> [THE EXERCISE]
Repeat each line of the material exactly.

####

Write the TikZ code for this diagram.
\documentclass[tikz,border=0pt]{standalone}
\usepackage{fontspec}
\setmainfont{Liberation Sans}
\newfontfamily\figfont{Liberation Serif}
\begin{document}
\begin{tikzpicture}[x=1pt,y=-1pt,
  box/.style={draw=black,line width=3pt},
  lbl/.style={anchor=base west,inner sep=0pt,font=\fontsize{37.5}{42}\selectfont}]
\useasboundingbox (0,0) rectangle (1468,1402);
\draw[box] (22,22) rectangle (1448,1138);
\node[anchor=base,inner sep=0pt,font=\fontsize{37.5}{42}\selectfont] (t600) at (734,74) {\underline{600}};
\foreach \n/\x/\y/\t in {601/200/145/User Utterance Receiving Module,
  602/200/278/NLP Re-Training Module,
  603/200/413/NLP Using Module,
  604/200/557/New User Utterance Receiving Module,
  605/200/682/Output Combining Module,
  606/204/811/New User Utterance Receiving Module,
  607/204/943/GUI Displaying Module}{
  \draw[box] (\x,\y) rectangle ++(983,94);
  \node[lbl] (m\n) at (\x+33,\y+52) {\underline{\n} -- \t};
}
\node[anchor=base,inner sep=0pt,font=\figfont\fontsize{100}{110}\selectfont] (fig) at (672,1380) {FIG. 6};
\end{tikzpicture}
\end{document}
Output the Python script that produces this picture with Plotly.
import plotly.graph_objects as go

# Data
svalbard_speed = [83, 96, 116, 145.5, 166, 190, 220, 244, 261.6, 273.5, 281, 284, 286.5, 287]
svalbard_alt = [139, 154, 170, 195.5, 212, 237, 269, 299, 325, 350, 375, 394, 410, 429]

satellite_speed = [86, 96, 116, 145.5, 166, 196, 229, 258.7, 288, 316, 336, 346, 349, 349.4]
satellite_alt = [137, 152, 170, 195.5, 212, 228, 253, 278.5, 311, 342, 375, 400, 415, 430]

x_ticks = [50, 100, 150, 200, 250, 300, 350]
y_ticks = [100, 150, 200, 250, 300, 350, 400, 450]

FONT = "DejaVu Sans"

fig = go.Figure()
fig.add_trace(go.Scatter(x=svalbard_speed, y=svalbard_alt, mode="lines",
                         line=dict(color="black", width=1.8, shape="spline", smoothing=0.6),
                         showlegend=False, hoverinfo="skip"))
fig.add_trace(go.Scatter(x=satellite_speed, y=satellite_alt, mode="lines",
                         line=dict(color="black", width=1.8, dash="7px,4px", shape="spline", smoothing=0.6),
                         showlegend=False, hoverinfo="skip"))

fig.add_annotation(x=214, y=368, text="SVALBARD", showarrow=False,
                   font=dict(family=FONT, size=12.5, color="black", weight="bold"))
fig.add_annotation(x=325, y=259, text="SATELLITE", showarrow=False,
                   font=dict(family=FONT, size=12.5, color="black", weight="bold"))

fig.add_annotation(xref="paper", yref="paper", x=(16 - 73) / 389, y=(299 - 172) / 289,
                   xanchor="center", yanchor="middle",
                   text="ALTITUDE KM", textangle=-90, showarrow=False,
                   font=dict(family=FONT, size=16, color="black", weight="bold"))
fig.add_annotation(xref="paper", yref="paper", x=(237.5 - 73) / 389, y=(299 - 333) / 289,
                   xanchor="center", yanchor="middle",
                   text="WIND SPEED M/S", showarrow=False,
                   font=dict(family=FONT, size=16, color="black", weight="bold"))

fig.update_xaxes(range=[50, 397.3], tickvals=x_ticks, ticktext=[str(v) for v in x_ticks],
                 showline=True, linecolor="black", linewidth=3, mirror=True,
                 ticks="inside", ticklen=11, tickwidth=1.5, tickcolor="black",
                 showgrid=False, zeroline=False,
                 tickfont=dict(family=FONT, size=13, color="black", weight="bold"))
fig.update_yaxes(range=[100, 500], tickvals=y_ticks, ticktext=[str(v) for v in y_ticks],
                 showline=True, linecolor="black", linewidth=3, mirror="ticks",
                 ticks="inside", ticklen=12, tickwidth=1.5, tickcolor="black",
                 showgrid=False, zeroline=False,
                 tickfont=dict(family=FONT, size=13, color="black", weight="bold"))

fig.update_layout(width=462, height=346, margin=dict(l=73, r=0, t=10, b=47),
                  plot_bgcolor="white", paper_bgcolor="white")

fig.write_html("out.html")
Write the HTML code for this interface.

####

> [THE SOLUTION]
Write the TikZ code for this diagram.
\documentclass[tikz,border=0pt]{standalone}
\usepackage{fontspec}
\setmainfont{Liberation Sans}
\newfontfamily\figfont{Liberation Serif}
\begin{document}
\begin{tikzpicture}[x=1pt,y=-1pt,
  box/.style={draw=black,line width=3pt},
  lbl/.style={anchor=base west,inner sep=0pt,font=\fontsize{37.5}{42}\selectfont}]
\useasboundingbox (0,0) rectangle (1468,1402);
\draw[box] (22,22) rectangle (1448,1138);
\node[anchor=base,inner sep=0pt,font=\fontsize{37.5}{42}\selectfont] (t600) at (734,74) {\underline{600}};
\foreach \n/\x/\y/\t in {601/200/145/User Utterance Receiving Module,
  602/200/278/NLP Re-Training Module,
  603/200/413/NLP Using Module,
  604/200/557/New User Utterance Receiving Module,
  605/200/682/Output Combining Module,
  606/204/811/New User Utterance Receiving Module,
  607/204/943/GUI Displaying Module}{
  \draw[box] (\x,\y) rectangle ++(983,94);
  \node[lbl] (m\n) at (\x+33,\y+52) {\underline{\n} -- \t};
}
\node[anchor=base,inner sep=0pt,font=\figfont\fontsize{100}{110}\selectfont] (fig) at (672,1380) {FIG. 6};
\end{tikzpicture}
\end{document}
Output the Python script that produces this picture with Plotly.
import plotly.graph_objects as go

# Data
svalbard_speed = [83, 96, 116, 145.5, 166, 190, 220, 244, 261.6, 273.5, 281, 284, 286.5, 287]
svalbard_alt = [139, 154, 170, 195.5, 212, 237, 269, 299, 325, 350, 375, 394, 410, 429]

satellite_speed = [86, 96, 116, 145.5, 166, 196, 229, 258.7, 288, 316, 336, 346, 349, 349.4]
satellite_alt = [137, 152, 170, 195.5, 212, 228, 253, 278.5, 311, 342, 375, 400, 415, 430]

x_ticks = [50, 100, 150, 200, 250, 300, 350]
y_ticks = [100, 150, 200, 250, 300, 350, 400, 450]

FONT = "DejaVu Sans"

fig = go.Figure()
fig.add_trace(go.Scatter(x=svalbard_speed, y=svalbard_alt, mode="lines",
                         line=dict(color="black", width=1.8, shape="spline", smoothing=0.6),
                         showlegend=False, hoverinfo="skip"))
fig.add_trace(go.Scatter(x=satellite_speed, y=satellite_alt, mode="lines",
                         line=dict(color="black", width=1.8, dash="7px,4px", shape="spline", smoothing=0.6),
                         showlegend=False, hoverinfo="skip"))

fig.add_annotation(x=214, y=368, text="SVALBARD", showarrow=False,
                   font=dict(family=FONT, size=12.5, color="black", weight="bold"))
fig.add_annotation(x=325, y=259, text="SATELLITE", showarrow=False,
                   font=dict(family=FONT, size=12.5, color="black", weight="bold"))

fig.add_annotation(xref="paper", yref="paper", x=(16 - 73) / 389, y=(299 - 172) / 289,
                   xanchor="center", yanchor="middle",
                   text="ALTITUDE KM", textangle=-90, showarrow=False,
                   font=dict(family=FONT, size=16, color="black", weight="bold"))
fig.add_annotation(xref="paper", yref="paper", x=(237.5 - 73) / 389, y=(299 - 333) / 289,
                   xanchor="center", yanchor="middle",
                   text="WIND SPEED M/S", showarrow=False,
                   font=dict(family=FONT, size=16, color="black", weight="bold"))

fig.update_xaxes(range=[50, 397.3], tickvals=x_ticks, ticktext=[str(v) for v in x_ticks],
                 showline=True, linecolor="black", linewidth=3, mirror=True,
                 ticks="inside", ticklen=11, tickwidth=1.5, tickcolor="black",
                 showgrid=False, zeroline=False,
                 tickfont=dict(family=FONT, size=13, color="black", weight="bold"))
fig.update_yaxes(range=[100, 500], tickvals=y_ticks, ticktext=[str(v) for v in y_ticks],
                 showline=True, linecolor="black", linewidth=3, mirror="ticks",
                 ticks="inside", ticklen=12, tickwidth=1.5, tickcolor="black",
                 showgrid=False, zeroline=False,
                 tickfont=dict(family=FONT, size=13, color="black", weight="bold"))

fig.update_layout(width=462, height=346, margin=dict(l=73, r=0, t=10, b=47),
                  plot_bgcolor="white", paper_bgcolor="white")

fig.write_html("out.html")
Write the HTML code for this interface.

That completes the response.